By Deborah Dera
It's time to step away from automobile insurance and start to take a look at property coverage. When looking at your homeowners, renters, condo, or other property insurance policy it is important to understand that there are three different types of coverage available: basic, broad, or special. Your policy will be written as one of the three and there are significant differences between all three. In most cases, you will find your property insurance policy is written with special coverage, but there are instances where it may not be.
When a property insurance policy is written on a basic form, you only receive coverage for your items if they are damaged by a covered cause of loss listed on your insurance policy. There are 11 causes of loss, as follows: fire; lightning, explosion, windstorm or hail, smoke, aircraft or vehicles, riot or civil commotion, vandalism, sprinkler leakage, sinkhole collapse, or volcanic action. If the damage to your home or is caused by something other than those 11 things, there will be no insurance coverage. In addition, it's important to check your policy for the definition of those 11 causes of loss because the insurance company can limit or exclude how the insurance applies. For example, if your home is damaged because you didn't maintain your sprinkler system properly there would be no coverage; however, if a fire causes the sprinkler system to be damaged or go off, the policy would pay to repair the damage caused by the sprinkler.
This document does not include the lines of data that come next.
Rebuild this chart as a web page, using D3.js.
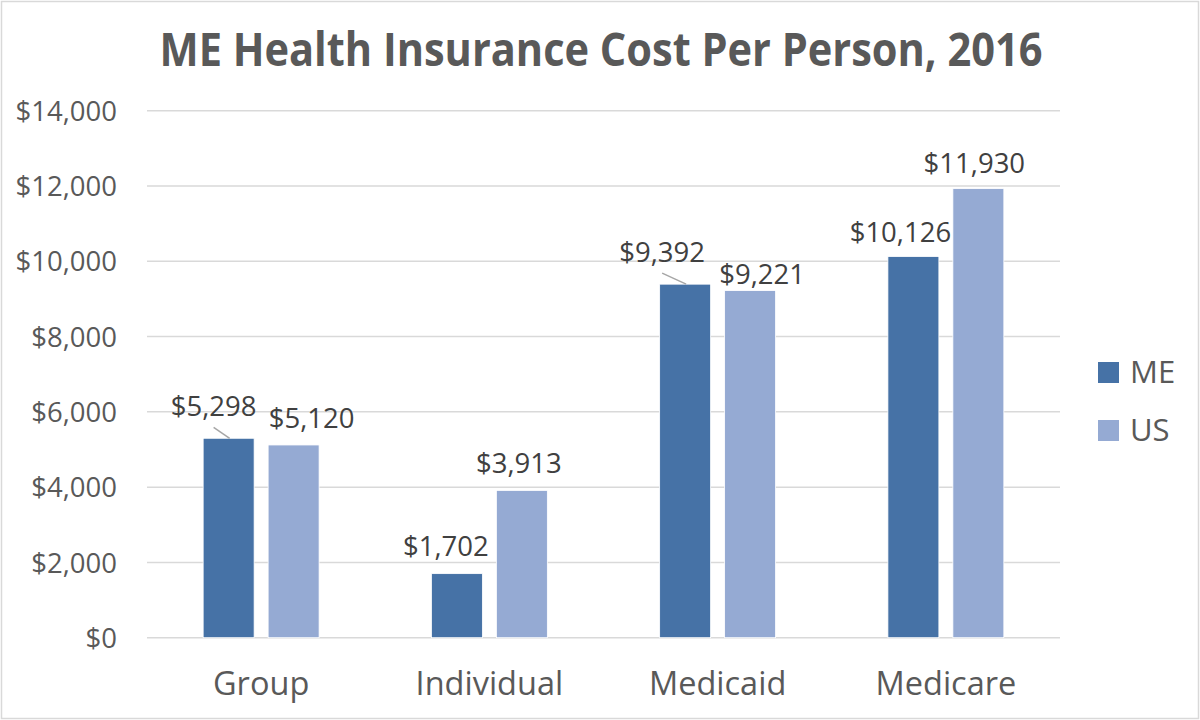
<!DOCTYPE html>
<html>
<head>
<meta charset="utf-8">
<script src="https://cdn.jsdelivr.net/npm/d3@7/dist/d3.min.js"></script>
<style>
  html, body { margin: 0; padding: 0; background: #fff; }
  svg { display: block; }
  text { font-family: "Open Sans", "Noto Sans", sans-serif; }
</style>
</head>
<body>
<svg id="chart" width="1200" height="720"></svg>
<script>
// ---- data ----
const categories = ["Group", "Individual", "Medicaid", "Medicare"];
const seriesNames = ["ME", "US"];
const meValues = [5298, 1702, 9392, 10126];
const usValues = [5120, 3913, 9221, 11930];
const yTicks = [0, 2000, 4000, 6000, 8000, 10000, 12000, 14000];
const title = "ME Health Insurance Cost Per Person, 2016";

// label nudges (layout, not data): [dx, dy] relative to bar top-center
const meLabelNudge = [[-15, -22], [-11, -18], [-23, -22], [-13, -15]];
const usLabelNudge = [[18, -17], [-3, -17], [12, -7], [-4, -16]];
// leader lines drawn for these labels (ME series index)
const meLeader = [true, false, true, false];

const colors = { ME: "#4672a6", US: "#95aad3" };

const svg = d3.select("#chart");
const W = 1200, H = 720;
const plotLeft = 147, plotRight = 1060, plotTop = 110.7, plotBottom = 637.7;

// border
svg.append("rect").attr("x", 1.5).attr("y", 1.5).attr("width", W - 3).attr("height", H - 3)
  .attr("fill", "#fff").attr("stroke", "#d9d9d9").attr("stroke-width", 1.5);

// scales
const x0 = d3.scaleBand().domain(categories).range([plotLeft, plotRight])
  .paddingInner(0.492).paddingOuter(0.246);
const x1 = d3.scaleBand().domain(seriesNames).range([0, x0.bandwidth()])
  .paddingInner(14 / 65);
const y = d3.scaleLinear().domain([0, 14000]).range([plotBottom, plotTop]);

// gridlines
svg.append("g").selectAll("line").data(yTicks).join("line")
  .attr("x1", plotLeft).attr("x2", plotRight)
  .attr("y1", d => y(d)).attr("y2", d => y(d))
  .attr("stroke", "#d9d9d9").attr("stroke-width", 1.5);

// y axis labels
const fmt = d => "$" + d3.format(",")(d);
const yAxis = d3.axisLeft(y).tickValues(yTicks).tickFormat(fmt).tickSize(0).tickPadding(30);
const gy = svg.append("g").attr("transform", `translate(${plotLeft},0)`).call(yAxis);
gy.select(".domain").remove();
gy.selectAll("text").attr("font-size", 27.5).attr("fill", "#595959")
  .attr("font-family", '"Open Sans", sans-serif').attr("dy", "0.35em");

// x axis labels
const xAxis = d3.axisBottom(x0).tickSize(0).tickPadding(34);
const gx = svg.append("g").attr("transform", `translate(0,${plotBottom})`).call(xAxis);
gx.select(".domain").remove();
gx.selectAll("text").attr("font-size", 32.5).attr("fill", "#595959")
  .attr("font-family", '"Open Sans", sans-serif');

// bars
const rows = categories.map((c, i) => ({
  cat: c,
  vals: [
    { s: "ME", v: meValues[i], nudge: meLabelNudge[i], leader: meLeader[i] },
    { s: "US", v: usValues[i], nudge: usLabelNudge[i], leader: false }
  ]
}));

const groups = svg.append("g").selectAll("g").data(rows).join("g")
  .attr("transform", d => `translate(${x0(d.cat)},0)`);

groups.selectAll("rect").data(d => d.vals).join("rect")
  .attr("x", d => x1(d.s))
  .attr("y", d => y(d.v))
  .attr("width", x1.bandwidth())
  .attr("height", d => y(0) - y(d.v))
  .attr("fill", d => colors[d.s])
  .attr("stroke", "#ffffff").attr("stroke-width", 0.8);

// leader lines
groups.selectAll("line.leader").data(d => d.vals.filter(v => v.leader)).join("line")
  .attr("class", "leader")
  .attr("x1", d => x1(d.s) + x1.bandwidth() / 2 + d.nudge[0])
  .attr("y1", d => y(d.v) + d.nudge[1] + 11)
  .attr("x2", d => x1(d.s) + x1.bandwidth() / 2 + 1)
  .attr("y2", d => y(d.v))
  .attr("stroke", "#a6a6a6").attr("stroke-width", 1.5);

// data labels
groups.selectAll("text.lbl").data(d => d.vals).join("text")
  .attr("class", "lbl")
  .attr("x", d => x1(d.s) + x1.bandwidth() / 2 + d.nudge[0])
  .attr("y", d => y(d.v) + d.nudge[1])
  .attr("text-anchor", "middle")
  .attr("font-size", 27.5).attr("fill", "#404040")
  .text(d => fmt(d.v));

// title
svg.append("text")
  .attr("x", 601).attr("y", 66)
  .attr("text-anchor", "middle")
  .attr("font-size", 46).attr("font-weight", "bold").attr("fill", "#595959")
  .attr("textLength", 883).attr("lengthAdjust", "spacingAndGlyphs")
  .text(title);

// legend
const leg = svg.append("g").selectAll("g").data(seriesNames).join("g")
  .attr("transform", (d, i) => `translate(1098,${362 + i * 58})`);
leg.append("rect").attr("width", 21).attr("height", 21).attr("fill", d => colors[d]);
leg.append("text").attr("x", 32).attr("y", 21).attr("font-size", 31).attr("fill", "#595959")
  .text(d => d);
</script>
</body>
</html>
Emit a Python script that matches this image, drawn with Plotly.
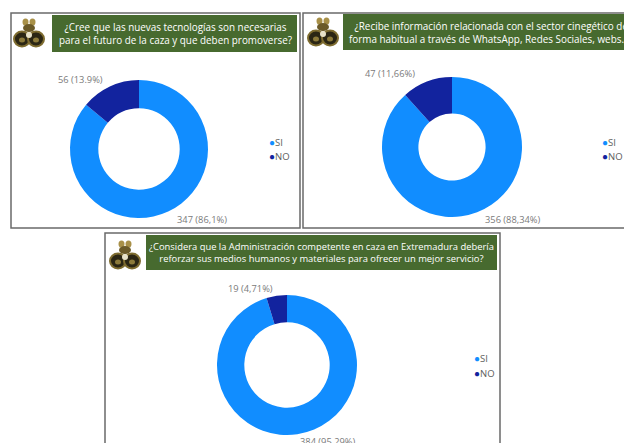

When property insurance is written on a broad form, you receive coverage for the 11 causes of loss mentioned in the description of the basic form, with the addition of three new causes of loss: falling objects, weight of ice, sleet or snow, and accidental water damage. You will not find many exclusions on this form except for those designed to further define how the 14 causes of loss are applied.
Note that with both the basic and broad forms the insurance company has the duty to specifically include coverage. If it's not included on the list, it's not covered.
The most common property insurance form is the special form, formerly referred to as "all risk." When a property policy is written on a special form, the insurance company has a duty to specifically exclude coverage. Simply put, if the insurance company does not exclude coverage in writing, the damage to your property will be paid for. There are tons of common exclusions, for example: government action, nuclear hazard, war and military action, water damage (ie. flood), fungus, and pollution. At the end of the day, however, the special form gives you much more comprehensive insurance protection than the basic or broad forms.
The special form is the most commonly found form in the insurance market today. Whether you're looking for homeowners, renters, or condo insurance, you are most likely going to be given a policy written on a special form. If you aren't sure, you should ask the agent or insurance company representative giving you the quote to confirm what type of coverage they are quoting. If he or she is not writing your coverage on the special form, be sure to ask why. Unless there is a good reason for them to write otherwise, you should be offered the best coverage available!